Suspect in killing of soldier: I was justified


LITTLE ROCK, Ark. (AP) — A Muslim convert charged with fatally shooting an American soldier at a military recruiting center said Tuesday that he doesn’t consider the killing a murder because U.S. military action in the Middle East made the killing justified.

“I do feel I’m not guilty,” Abdulhakim Muhammad told The Associated Press in a collect call from the Pulaski County jail. “I don’t think it was murder, because murder is when a person kills another person without justified reason.”

Pvt. William Andrew Long, 23, of Conway, had just completed basic training and was volunteering at the west Little Rock recruiting office before starting an assignment in South Korea. He was shot dead June 1 while smoking a cigarette outside the building, and a fellow soldier, Pvt. Quinton I. Ezeagwula, 18, of Jacksonville, was wounded.

Ezeagwula spoke briefly at a news conference at a Jacksonville recruiting center Tuesday, saying he had wounds in his back, head and buttocks from the shooting.

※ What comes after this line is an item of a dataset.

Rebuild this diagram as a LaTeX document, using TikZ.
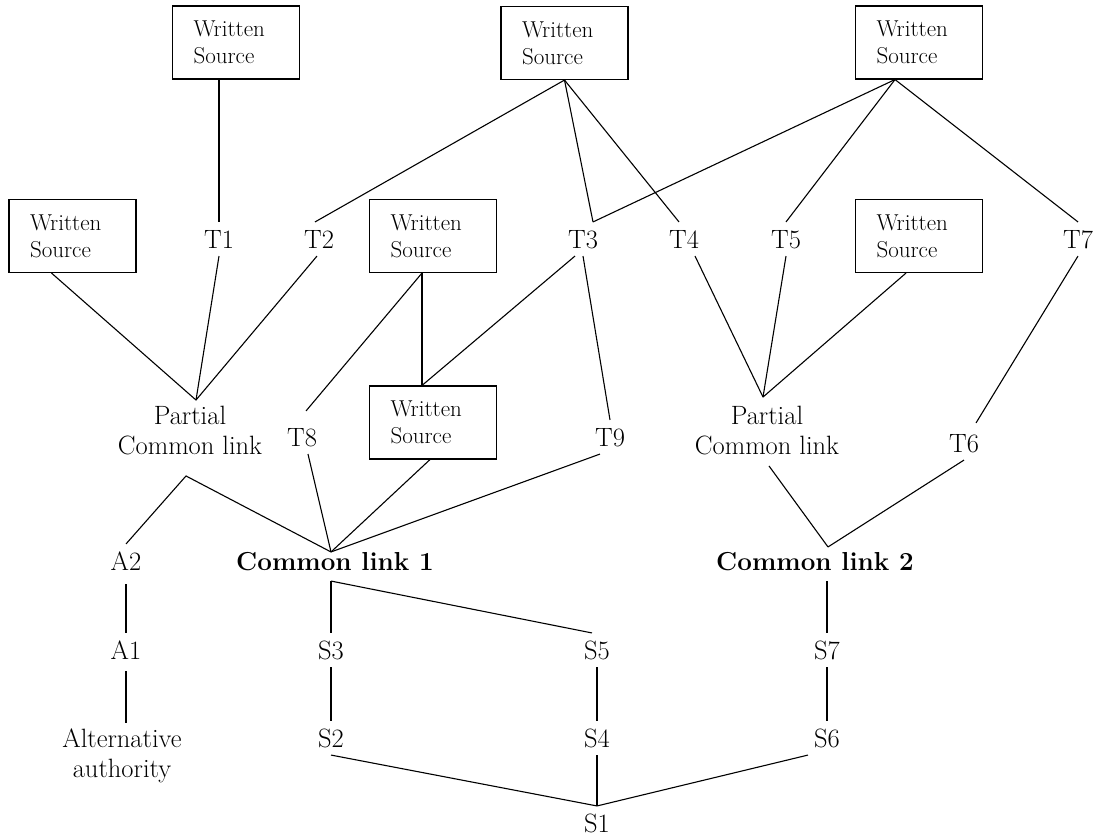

The private, who also had just completed basic training, said he hopes to become a heavy equipment operator in the Army and later serve as a drill instructor. An Army captain repeatedly stopped Ezeagwula from answering questions about what happened during the shooting or his thoughts about the suspect.

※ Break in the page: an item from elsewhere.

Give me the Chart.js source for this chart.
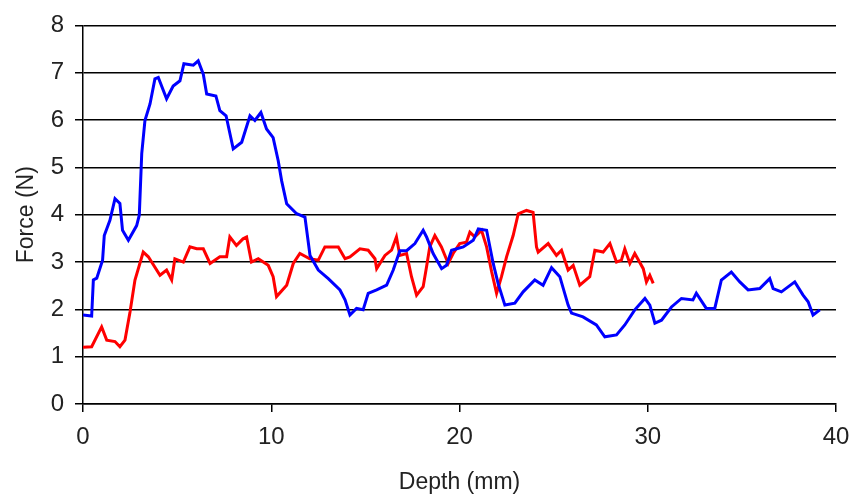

Muhammad told the AP he admitted his actions to police and said he was retaliating against the U.S. military.

“Yes, I did tell the police upon my arrest that this was an act of retaliation, and not a reaction on the soldiers personally,” Muhammad said. He called it “an act, for the sake of God, for the sake of Allah, the Lord of all the world, and also a retaliation on U.S. military.”

In the interview, Muhammad also disputed his lawyer’s claim that he had been “radicalized” in a Yemeni prison and said fellow prisoners that some call terrorists were actually “very good Muslim brothers.”

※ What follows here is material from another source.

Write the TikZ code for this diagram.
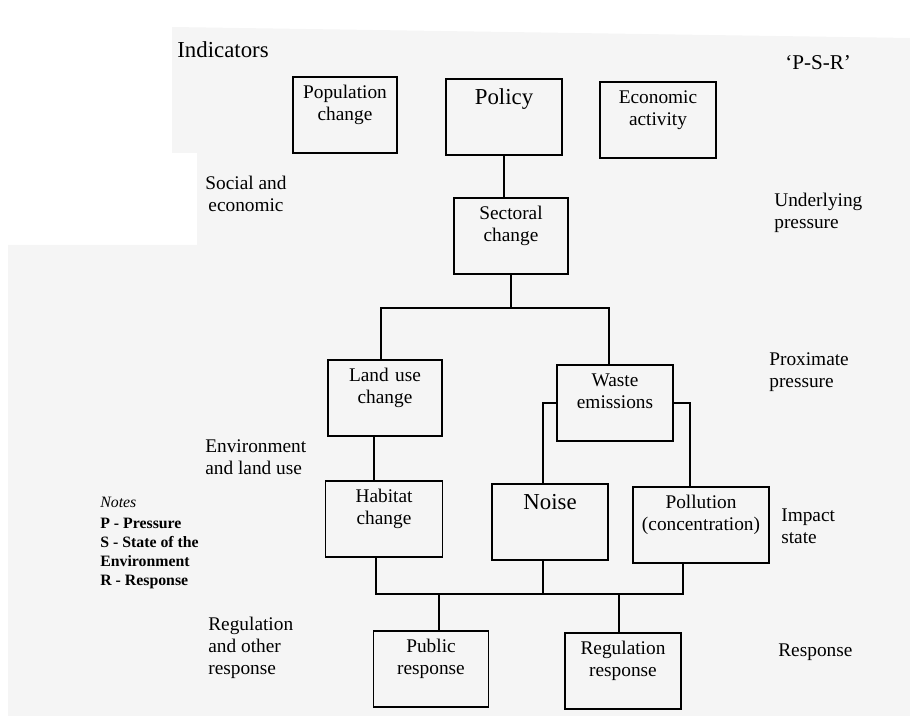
\documentclass[tikz,border=0pt]{standalone}
\usepackage{fontspec}
\setmainfont{Liberation Serif}
\usepackage{tikz}
\usetikzlibrary{positioning,calc}

\definecolor{paperGrey}{RGB}{245,245,245}

\tikzset{
  box/.style={draw, line width=0.8pt, text width=2.32cm, align=center,
    inner xsep=0pt, inner ysep=3pt, text height=9.5pt, text depth=27.75pt,
    font=\fontsize{11}{12.5}\selectfont},
  bigbox/.style={box, text height=11.7pt, text depth=25.55pt,
    font=\fontsize{13}{15}\selectfont},
  side/.style={anchor=west, align=left, inner sep=0pt,
    font=\fontsize{11}{12.5}\selectfont},
  link/.style={line width=0.8pt}
}

\begin{document}
\begin{tikzpicture}[x=0.02cm, y=-0.02cm]
  \useasboundingbox (0,0) rectangle (910,716);
  % scanned page background
  \fill[paperGrey] (172,27) -- (910,38) -- (910,716) -- (8,716) -- (8,245)
    -- (197,245) -- (197,153) -- (172,153) -- cycle;

  % Headings
  \node[side, font=\fontsize{13}{15}\selectfont] (indicators) at (177,50) {Indicators};
  \node[side, font=\fontsize{12}{14}\selectfont] (psr) at (785,63) {‘P-S-R’};

  % Drivers
  \node[box, text width=2.08cm] (pop) at (345,115) {Population\\change};
  \node[bigbox] (pol) at (504,117) {Policy};
  \node[box] (eco) at (658,120) {Economic\\activity};
  \node[box, text width=2.28cm] (sec) at (511,236) {Sectoral\\change};
  % Proximate pressures
  \node[box, text width=2.28cm] (land) at (385,398) {Land use\\change};
  \node[box] (waste) at (615,403) {Waste\\emissions};
  % Impacts
  \node[box, text width=2.34cm] (hab) at (384,519) {Habitat\\change};
  \node[bigbox] (noise) at (550,522) {Noise};
  \node[box, text width=2.72cm] (pollu) at (701,525) {Pollution\\(concentration)};
  % Responses
  \node[box, text width=2.3cm] (pub) at (431,669) {Public\\response};
  \node[box] (reg) at (623,671) {Regulation\\response};

  % Row labels, left
  \node[side, align=center, anchor=center] (social) at (246,194) {Social and\\economic};
  \node[side] (envlab) at (205,457) {Environment\\and land use};
  \node[side] (reglab) at (208,648) {Regulation\\and other\\response};
  % Row labels, right
  \node[side] (under) at (774,213) {Underlying\\pressure};
  \node[side] (prox) at (769,372) {Proximate\\pressure};
  \node[side] (impact) at (781,526) {Impact\\state};
  \node[side] (resp) at (778,652) {Response};

  % Key
  \node[side, anchor=north west, font=\fontsize{9}{10.8}\selectfont] (notes) at (100,497)
    {\textit{Notes}\\[1pt]\textbf{P - Pressure}\\\textbf{S - State of the}\\\textbf{Environment}\\\textbf{R - Response}};

  % Connectors
  \coordinate (fork) at (511,308);
  \coordinate (merge) at (543,594);
  \draw[link] (pol.south) -- (pol.south |- sec.north);
  \draw[link] (sec.south) -- (fork);
  \draw[link] ([xshift=-0.8mm]land.north) |- (fork) -| ([xshift=-1.2mm]waste.north);
  \draw[link] (waste.west) -| ([xshift=-1.4mm]noise.north);
  \draw[link] (waste.east) -| ([xshift=-2.2mm]pollu.north);
  \draw[link] ([xshift=-2.2mm]land.south) -- ([xshift=-2.2mm]land.south |- hab.north);
  \draw[link] ([xshift=-1.6mm]hab.south) |- (merge) -| ([xshift=-3.6mm]pollu.south);
  \draw[link] (noise.south -| merge) -- (merge);
  \draw[link] ([xshift=1.6mm]pub.north) -- ([xshift=1.6mm]pub.north |- merge);
  \draw[link] ([xshift=-0.8mm]reg.north) -- ([xshift=-0.8mm]reg.north |- merge);
\end{tikzpicture}
\end{document}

He also said he didn’t specifically plan the shootings that morning.

“It’s been on my mind for awhile. It wasn’t nothing planned really. It was just the heat of the moment, you know,” said Muhammad, who was arrested on a highway shortly after the attack.

Prosecutor Larry Jegley, who on Monday won a gag order in the case, declined to comment specifically on Muhammad’s remarks.